**** Data lines ****

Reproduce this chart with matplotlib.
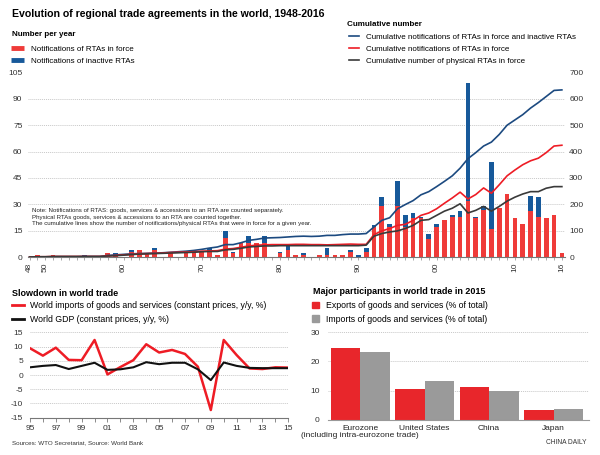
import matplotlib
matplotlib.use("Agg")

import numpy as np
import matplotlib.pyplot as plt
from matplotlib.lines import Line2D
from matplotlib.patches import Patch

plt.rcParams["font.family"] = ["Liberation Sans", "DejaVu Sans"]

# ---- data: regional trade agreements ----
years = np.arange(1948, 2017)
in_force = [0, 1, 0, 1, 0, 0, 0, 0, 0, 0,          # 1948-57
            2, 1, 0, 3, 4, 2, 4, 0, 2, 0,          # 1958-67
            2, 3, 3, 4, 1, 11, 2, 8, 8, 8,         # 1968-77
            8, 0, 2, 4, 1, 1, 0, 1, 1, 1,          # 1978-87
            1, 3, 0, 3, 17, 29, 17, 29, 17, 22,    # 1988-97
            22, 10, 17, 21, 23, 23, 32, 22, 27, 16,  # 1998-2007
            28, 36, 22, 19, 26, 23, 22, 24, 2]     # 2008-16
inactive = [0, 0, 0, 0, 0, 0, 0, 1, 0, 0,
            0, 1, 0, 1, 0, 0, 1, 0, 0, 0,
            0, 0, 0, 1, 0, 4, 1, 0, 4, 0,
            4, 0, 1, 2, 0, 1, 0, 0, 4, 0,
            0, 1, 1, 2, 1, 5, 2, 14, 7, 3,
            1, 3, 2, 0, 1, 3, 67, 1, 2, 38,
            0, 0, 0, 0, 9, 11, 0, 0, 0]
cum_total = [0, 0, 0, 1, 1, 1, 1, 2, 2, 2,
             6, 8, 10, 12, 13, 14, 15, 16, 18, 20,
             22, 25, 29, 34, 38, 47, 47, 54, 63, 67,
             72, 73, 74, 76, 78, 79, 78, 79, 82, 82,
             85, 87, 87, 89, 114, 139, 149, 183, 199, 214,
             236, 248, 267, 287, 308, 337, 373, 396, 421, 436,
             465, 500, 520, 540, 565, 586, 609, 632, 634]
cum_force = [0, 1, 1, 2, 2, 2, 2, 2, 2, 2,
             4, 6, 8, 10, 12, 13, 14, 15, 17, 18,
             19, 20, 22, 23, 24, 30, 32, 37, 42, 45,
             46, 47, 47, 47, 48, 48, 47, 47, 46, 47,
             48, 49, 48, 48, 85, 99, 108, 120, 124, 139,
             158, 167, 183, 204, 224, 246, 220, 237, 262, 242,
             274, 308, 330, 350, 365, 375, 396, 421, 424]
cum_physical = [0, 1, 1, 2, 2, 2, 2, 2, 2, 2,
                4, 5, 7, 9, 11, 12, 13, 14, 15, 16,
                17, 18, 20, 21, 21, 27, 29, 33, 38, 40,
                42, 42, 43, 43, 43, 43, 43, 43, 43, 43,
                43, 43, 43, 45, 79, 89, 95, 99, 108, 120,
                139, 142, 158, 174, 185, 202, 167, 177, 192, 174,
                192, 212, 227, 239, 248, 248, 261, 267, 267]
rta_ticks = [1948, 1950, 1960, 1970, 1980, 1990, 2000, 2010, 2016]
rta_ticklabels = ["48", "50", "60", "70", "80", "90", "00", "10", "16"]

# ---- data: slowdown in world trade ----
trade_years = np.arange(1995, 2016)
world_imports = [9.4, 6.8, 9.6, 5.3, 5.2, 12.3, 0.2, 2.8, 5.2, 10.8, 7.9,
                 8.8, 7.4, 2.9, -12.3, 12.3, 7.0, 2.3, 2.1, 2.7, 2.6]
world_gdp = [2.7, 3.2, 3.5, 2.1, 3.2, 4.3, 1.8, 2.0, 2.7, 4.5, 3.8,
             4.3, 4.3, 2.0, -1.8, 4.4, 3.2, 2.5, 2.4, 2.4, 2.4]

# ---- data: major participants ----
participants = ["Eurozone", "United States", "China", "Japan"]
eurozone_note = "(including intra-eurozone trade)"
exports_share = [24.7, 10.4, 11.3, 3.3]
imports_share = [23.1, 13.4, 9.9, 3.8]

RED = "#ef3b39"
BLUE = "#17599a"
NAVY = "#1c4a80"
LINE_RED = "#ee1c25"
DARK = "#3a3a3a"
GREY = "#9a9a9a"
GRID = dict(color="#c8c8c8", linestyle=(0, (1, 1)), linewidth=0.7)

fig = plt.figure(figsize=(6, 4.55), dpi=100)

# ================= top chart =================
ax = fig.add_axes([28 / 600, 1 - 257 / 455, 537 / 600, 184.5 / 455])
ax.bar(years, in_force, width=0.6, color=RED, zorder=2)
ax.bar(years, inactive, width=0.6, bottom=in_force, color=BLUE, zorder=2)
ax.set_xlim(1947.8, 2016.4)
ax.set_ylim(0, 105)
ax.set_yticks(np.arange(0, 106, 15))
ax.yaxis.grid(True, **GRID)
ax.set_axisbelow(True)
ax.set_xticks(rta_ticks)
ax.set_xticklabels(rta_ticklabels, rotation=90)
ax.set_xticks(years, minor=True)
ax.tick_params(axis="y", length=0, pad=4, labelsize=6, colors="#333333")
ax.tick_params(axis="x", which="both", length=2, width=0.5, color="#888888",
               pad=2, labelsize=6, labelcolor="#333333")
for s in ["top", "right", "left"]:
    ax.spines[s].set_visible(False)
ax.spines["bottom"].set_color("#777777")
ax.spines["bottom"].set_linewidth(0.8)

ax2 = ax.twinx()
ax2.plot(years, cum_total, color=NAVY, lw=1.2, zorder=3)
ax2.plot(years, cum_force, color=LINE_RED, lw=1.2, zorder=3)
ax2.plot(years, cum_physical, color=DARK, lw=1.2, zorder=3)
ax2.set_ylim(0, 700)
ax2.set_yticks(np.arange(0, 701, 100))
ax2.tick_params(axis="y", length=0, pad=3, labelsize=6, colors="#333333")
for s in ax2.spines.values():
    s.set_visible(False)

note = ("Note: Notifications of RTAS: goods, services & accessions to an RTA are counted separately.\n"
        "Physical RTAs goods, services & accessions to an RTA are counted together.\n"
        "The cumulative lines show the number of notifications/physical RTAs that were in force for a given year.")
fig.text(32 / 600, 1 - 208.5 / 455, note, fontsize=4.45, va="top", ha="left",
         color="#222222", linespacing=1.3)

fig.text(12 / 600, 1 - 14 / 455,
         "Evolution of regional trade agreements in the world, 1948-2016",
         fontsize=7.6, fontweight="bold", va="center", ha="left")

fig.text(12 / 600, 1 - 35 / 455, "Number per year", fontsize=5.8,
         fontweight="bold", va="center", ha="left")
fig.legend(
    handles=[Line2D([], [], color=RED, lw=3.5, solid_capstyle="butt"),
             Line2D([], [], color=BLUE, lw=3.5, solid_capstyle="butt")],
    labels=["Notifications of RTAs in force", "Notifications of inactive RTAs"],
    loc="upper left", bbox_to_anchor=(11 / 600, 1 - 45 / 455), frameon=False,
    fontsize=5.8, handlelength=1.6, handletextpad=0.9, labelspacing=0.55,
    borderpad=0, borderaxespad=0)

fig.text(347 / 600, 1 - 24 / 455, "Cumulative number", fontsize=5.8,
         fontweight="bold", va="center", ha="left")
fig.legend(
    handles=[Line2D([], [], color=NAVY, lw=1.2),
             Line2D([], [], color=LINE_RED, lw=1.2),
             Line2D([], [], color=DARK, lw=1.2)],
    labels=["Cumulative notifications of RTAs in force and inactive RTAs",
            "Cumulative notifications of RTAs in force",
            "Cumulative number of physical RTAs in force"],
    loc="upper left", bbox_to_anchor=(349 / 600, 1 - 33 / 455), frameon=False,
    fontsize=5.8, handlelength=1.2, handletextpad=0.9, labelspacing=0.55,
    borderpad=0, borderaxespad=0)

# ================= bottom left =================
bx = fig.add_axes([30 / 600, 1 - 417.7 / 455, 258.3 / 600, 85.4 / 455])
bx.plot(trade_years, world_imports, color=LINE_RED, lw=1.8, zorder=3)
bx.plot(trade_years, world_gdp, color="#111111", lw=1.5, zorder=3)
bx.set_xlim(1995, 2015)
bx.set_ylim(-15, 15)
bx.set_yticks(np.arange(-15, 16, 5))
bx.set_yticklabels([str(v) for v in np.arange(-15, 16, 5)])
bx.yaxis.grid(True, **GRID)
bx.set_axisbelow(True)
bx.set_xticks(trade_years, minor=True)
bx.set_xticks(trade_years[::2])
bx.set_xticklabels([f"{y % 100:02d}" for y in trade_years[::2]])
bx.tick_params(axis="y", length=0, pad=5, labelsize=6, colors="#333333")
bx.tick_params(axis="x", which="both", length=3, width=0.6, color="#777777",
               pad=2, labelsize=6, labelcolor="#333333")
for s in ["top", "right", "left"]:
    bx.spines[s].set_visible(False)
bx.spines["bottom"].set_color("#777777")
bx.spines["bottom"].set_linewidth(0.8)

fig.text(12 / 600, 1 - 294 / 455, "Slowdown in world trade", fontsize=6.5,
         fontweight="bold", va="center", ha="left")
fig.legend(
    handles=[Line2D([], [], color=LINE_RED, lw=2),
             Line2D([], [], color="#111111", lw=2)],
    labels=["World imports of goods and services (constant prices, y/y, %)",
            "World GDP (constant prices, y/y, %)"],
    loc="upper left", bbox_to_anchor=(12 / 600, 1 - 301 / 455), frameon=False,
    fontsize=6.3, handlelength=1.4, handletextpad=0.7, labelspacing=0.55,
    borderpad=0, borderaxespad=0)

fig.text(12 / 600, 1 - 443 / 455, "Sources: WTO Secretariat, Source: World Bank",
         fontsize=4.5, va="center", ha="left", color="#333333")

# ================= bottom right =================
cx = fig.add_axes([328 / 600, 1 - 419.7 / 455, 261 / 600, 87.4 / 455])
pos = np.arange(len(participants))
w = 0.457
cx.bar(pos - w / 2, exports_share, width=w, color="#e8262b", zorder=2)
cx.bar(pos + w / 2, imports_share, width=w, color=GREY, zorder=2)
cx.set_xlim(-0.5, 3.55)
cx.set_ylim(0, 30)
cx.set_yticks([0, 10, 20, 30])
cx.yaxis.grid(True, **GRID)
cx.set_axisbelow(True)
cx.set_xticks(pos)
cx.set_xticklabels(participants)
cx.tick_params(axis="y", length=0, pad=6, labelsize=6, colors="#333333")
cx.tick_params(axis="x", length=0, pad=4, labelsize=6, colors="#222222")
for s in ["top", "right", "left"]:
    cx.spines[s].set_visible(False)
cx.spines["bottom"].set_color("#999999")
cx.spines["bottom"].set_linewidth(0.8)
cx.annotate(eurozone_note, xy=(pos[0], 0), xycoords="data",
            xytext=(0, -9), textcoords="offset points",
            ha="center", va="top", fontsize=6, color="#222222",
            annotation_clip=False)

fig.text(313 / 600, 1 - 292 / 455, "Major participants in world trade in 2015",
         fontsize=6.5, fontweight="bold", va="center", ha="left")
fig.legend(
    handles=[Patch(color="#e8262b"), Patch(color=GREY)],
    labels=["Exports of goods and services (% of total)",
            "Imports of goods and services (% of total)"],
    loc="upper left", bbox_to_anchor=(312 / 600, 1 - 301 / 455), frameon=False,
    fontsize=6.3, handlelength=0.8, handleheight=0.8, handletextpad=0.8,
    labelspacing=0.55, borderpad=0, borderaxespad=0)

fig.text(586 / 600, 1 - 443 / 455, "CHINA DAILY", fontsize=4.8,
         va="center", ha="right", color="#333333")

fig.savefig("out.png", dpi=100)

****

Determine how many lines of the data contain the word "matplotlib", and reply with that number only.

6